Alexandria Times
- The front page on May 11, 2023
- Type: Weekly newspaper
- Founder: John H. Arundel
- Publisher: Denise Dunbar
- Founded: 2005
- Circulation: 20,000 weekly
- Website: alextimes.com
- Free online archives: alextimes.com/category/archives/

= Alexandria Times =

Weekly newspaper in Alexandria, Virginia, USA

Alexandria Times is a newspaper in Alexandria, Virginia, focusing on investigative reporting, hard news, sports, business and events in the city of Alexandria. It was started to provide an additional alternative to the current local papers and to include more "hard news" coverage. The Times was bought by Alexandria Community Media, a 501(c)(3) nonprofit, on September 5, 2025. Though a nonprofit, the Times does not have a paywall and is accessible to all. It relies on advertising revenue, donations, and grants for revenue.

== Overview ==
Founded in 2005 by a group of residents led by John Arundel, the newspaper is a free weekly with both home delivery in seven zip codes and bulk availability in newspaper boxes in 13 zip codes in the City of Alexandria, Arlington County and the Alexandria portion of Fairfax County.
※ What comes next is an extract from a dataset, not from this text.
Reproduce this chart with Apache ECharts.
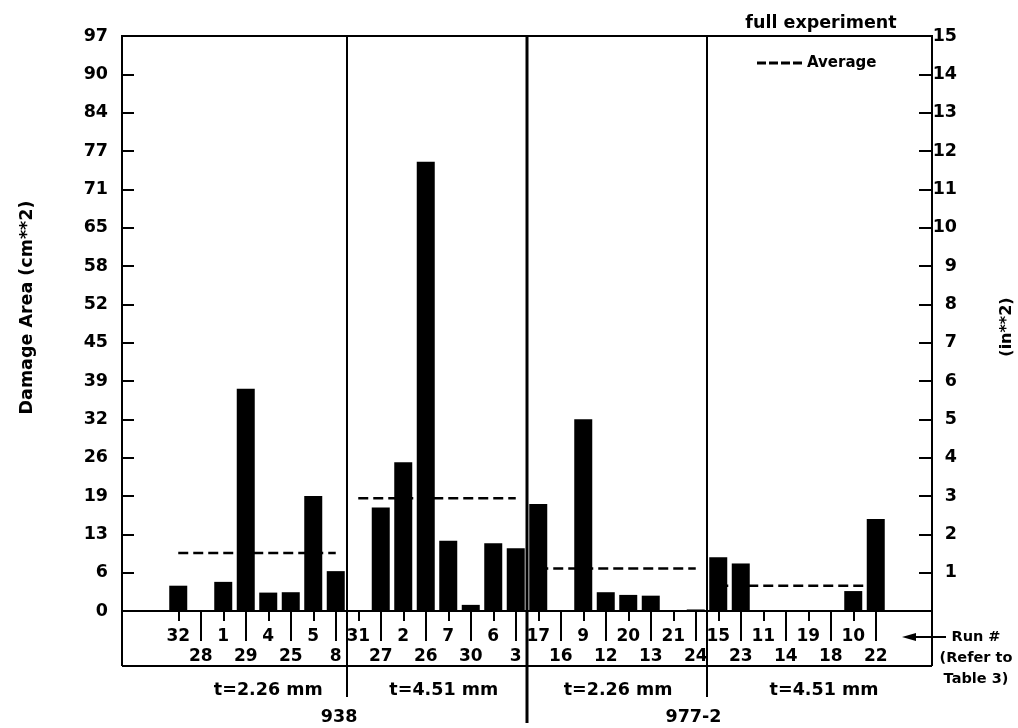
<!DOCTYPE html>
<html><head><meta charset="utf-8">
<script src="https://cdn.jsdelivr.net/npm/echarts@6/dist/echarts.min.js"></script>
<style>html,body{margin:0;padding:0;background:#fff}#c{width:1018px;height:728px}</style>
</head><body><div id="c"></div>
<script>
// Damage area per run, in in**2 (left axis labels show cm**2 = in**2 * 6.4516)
const CM2_PER_IN2 = 6.4516;
const runs938Thin   = ['32','28','1','29','4','25','5','8'];
const area938Thin   = [0.66, 0, 0.76, 5.80, 0.48, 0.49, 3.00, 1.04];
const runs938Thick  = ['31','27','2','26','7','30','6','3'];
const area938Thick  = [0, 2.70, 3.88, 11.72, 1.83, 0.16, 1.77, 1.64];
const runs977Thin   = ['17','16','9','12','20','13','21','24'];
const area977Thin   = [2.79, 0, 5.00, 0.49, 0.42, 0.40, 0, 0.04];
const runs977Thick  = ['15','23','11','14','19','18','10','22'];
const area977Thick  = [1.40, 1.24, 0, 0, 0, 0, 0.52, 2.40];
const groupAverages = [1.51, 2.94, 1.11, 0.66];
const groupLabels   = ['t=2.26 mm', 't=4.51 mm', 't=2.26 mm', 't=4.51 mm'];
const panelLabels   = ['938', '977-2'];
const runNote       = ['Run #', '(Refer to', 'Table 3)'];

const LEAD = 2, TAIL = 2;
const FONT = 'DejaVu Sans';
const groups = [
  {runs: runs938Thin,  area: area938Thin},
  {runs: runs938Thick, area: area938Thick},
  {runs: runs977Thin,  area: area977Thin},
  {runs: runs977Thick, area: area977Thick}
];
const categories = [], barData = [];
for (let i = 0; i < LEAD; i++) { categories.push(''); barData.push(null); }
groups.forEach(g => g.runs.forEach((r, j) => { categories.push(r); barData.push(g.area[j]); }));
for (let i = 0; i < TAIL; i++) { categories.push(''); barData.push(null); }
const N = categories.length;

const avgSeries = groups.map((g, gi) => {
  const d = new Array(N).fill(null);
  const start = LEAD + gi * g.runs.length;
  for (let j = 0; j < g.runs.length; j++) d[start + j] = groupAverages[gi];
  return {
    name: 'Average', type: 'line', xAxisIndex: 0, yAxisIndex: 0, data: d,
    symbol: 'none', silent: true, z: 5,
    lineStyle: {color: '#000', width: 2.5, type: [10, 5]},
    itemStyle: {color: '#000'}
  };
});

const chart = echarts.init(document.getElementById('c'));
const txt = (size) => ({color: '#000', fontFamily: FONT, fontSize: size || 17.5, fontWeight: 'bold'});

chart.setOption({
  animation: false,
  backgroundColor: '#fff',
  grid: {left: 122, right: 86, top: 36, bottom: 117, show: true, borderColor: '#000', borderWidth: 2,
         backgroundColor: 'transparent', containLabel: false, outerBoundsMode: 'none'},
  title: {text: 'full experiment', left: 821, top: 14, textAlign: 'center', padding: 0,
          textStyle: txt(17.5)},
  legend: {data: ['Average'], left: 757, top: 55.5, padding: 0, itemWidth: 45, itemHeight: 3,
           symbolKeepAspect: false,
           icon: 'path://M0,0H9V1H0Z M12,0H21V1H12Z M24,0H33V1H24Z M36,0H45V1H36Z',
           itemStyle: {color: '#000'},
           textStyle: txt(15)},
  xAxis: [
    {type: 'category', data: categories, position: 'bottom',
     axisLine: {show: true, lineStyle: {color: '#000', width: 2}},
     axisTick: {show: true, alignWithLabel: true, length: 10, lineStyle: {color: '#000', width: 2},
                interval: (i, v) => v !== '' && (i - LEAD) % 2 === 0},
     axisLabel: Object.assign({interval: 0, margin: 16, lineHeight: 20, hideOverlap: false,
                formatter: (v, i) => v === '' ? '' : ((i - LEAD) % 2 === 0 ? v : '\n' + v)}, txt(17)),
     splitLine: {show: false}},
    {type: 'category', data: categories, position: 'bottom',
     axisLine: {show: false},
     axisTick: {show: true, alignWithLabel: true, length: 30, lineStyle: {color: '#000', width: 2},
                interval: (i, v) => v !== '' && (i - LEAD) % 2 === 1},
     axisLabel: {show: false}, splitLine: {show: false}},
    {type: 'value', min: 0, max: N, position: 'bottom', show: false}
  ],
  yAxis: [
    {type: 'value', position: 'left', min: 0, max: 15, interval: 1,
     name: 'Damage Area (cm**2)', nameLocation: 'middle', nameRotate: 90, nameGap: 86,
     nameTextStyle: Object.assign({padding: [0, 0, 0, 32]}, txt(17.5)),
     axisLine: {show: true, lineStyle: {color: '#000', width: 2}},
     axisTick: {show: true, inside: true, length: 12, lineStyle: {color: '#000', width: 2}},
     axisLabel: Object.assign({margin: 14, formatter: v => String(Math.round(v * CM2_PER_IN2))}, txt(17.5)),
     splitLine: {show: false}},
    {type: 'value', position: 'right', min: 0, max: 15, interval: 1,
     name: '(in**2)', nameLocation: 'middle', nameRotate: 90, nameGap: 67,
     nameTextStyle: Object.assign({padding: [0, 7, 0, 0]}, txt(16)),
     axisLine: {show: true, lineStyle: {color: '#000', width: 2}},
     axisTick: {show: true, inside: true, length: 13, lineStyle: {color: '#000', width: 2}},
     axisLabel: Object.assign({margin: 25, align: 'right', formatter: v => v === 0 ? '' : String(v)}, txt(17.5)),
     splitLine: {show: false}}
  ],
  series: [
    {name: 'Damage area', type: 'bar', xAxisIndex: 0, yAxisIndex: 0, data: barData,
     barWidth: 18, itemStyle: {color: '#000'}, silent: true}
  ].concat(avgSeries)
});

// Decorations derived from the axes
const px = v => chart.convertToPixel({xAxisIndex: 2}, v);
const py = v => chart.convertToPixel({yAxisIndex: 0}, v);
const yBase = py(0), yTop = py(15);
const xL = px(0), xR = px(N);
const boxB = yBase + 55;
const lineEl = (x1, y1, x2, y2, w) => ({type: 'line', silent: true, z: 10,
  shape: {x1, y1, x2, y2}, style: {stroke: '#000', lineWidth: w || 2}});
const textEl = (t, x, y, size, align) => ({type: 'text', silent: true, z: 10,
  style: {text: t, x, y, fill: '#000', font: 'bold ' + (size || 17.5) + 'px "' + FONT + '"', align: align || 'center', verticalAlign: 'middle'}});
const g = [];
g.push(lineEl(xL, yBase, xL, boxB));
g.push(lineEl(xR, yBase, xR, boxB));
g.push(lineEl(xL, boxB, xR, boxB));
const bounds = [LEAD + 8, LEAD + 16, LEAD + 24];
g.push(lineEl(px(bounds[0]), yTop, px(bounds[0]), yBase + 86, 2));
g.push(lineEl(px(bounds[1]), yTop, px(bounds[1]), yBase + 112, 3));
g.push(lineEl(px(bounds[2]), yTop, px(bounds[2]), yBase + 86, 2));
const groupPos = [6.5, 14.3, 22.05, 31.2];
groupLabels.forEach((t, i) => g.push(textEl(t, px(groupPos[i]), yBase + 79)));
const panelPos = [9.65, 25.4];
panelLabels.forEach((t, i) => g.push(textEl(t, px(panelPos[i]), yBase + 106)));
// Run # arrow
const ay = yBase + 26;
g.push(lineEl(xR - 20, ay, xR + 14, ay, 2));
g.push({type: 'polygon', silent: true, z: 10,
  shape: {points: [[xR - 30, ay], [xR - 16, ay - 4], [xR - 16, ay + 4]]}, style: {fill: '#000'}});
runNote.forEach((t, i) => g.push(textEl(t, xR + 44, ay + i * 21, 14.5)));
chart.setOption({graphic: g});
</script>
</body></html>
It was sold to a group of investors in January 2009, led by John Ariail, which also included Denise and William Dunbar. The Times prints around 15,000 copies of the paper each week, and has 5,000 more subscribers to its weekly newsletter. The Times has received increasing acclaim in recent years for its investigative reporting and has won 54 Virginia Press Association awards for work done from 2022 through 2025. The publisher and executive editor is Denise Dunbar. The current managing editor is Sydney Kodama.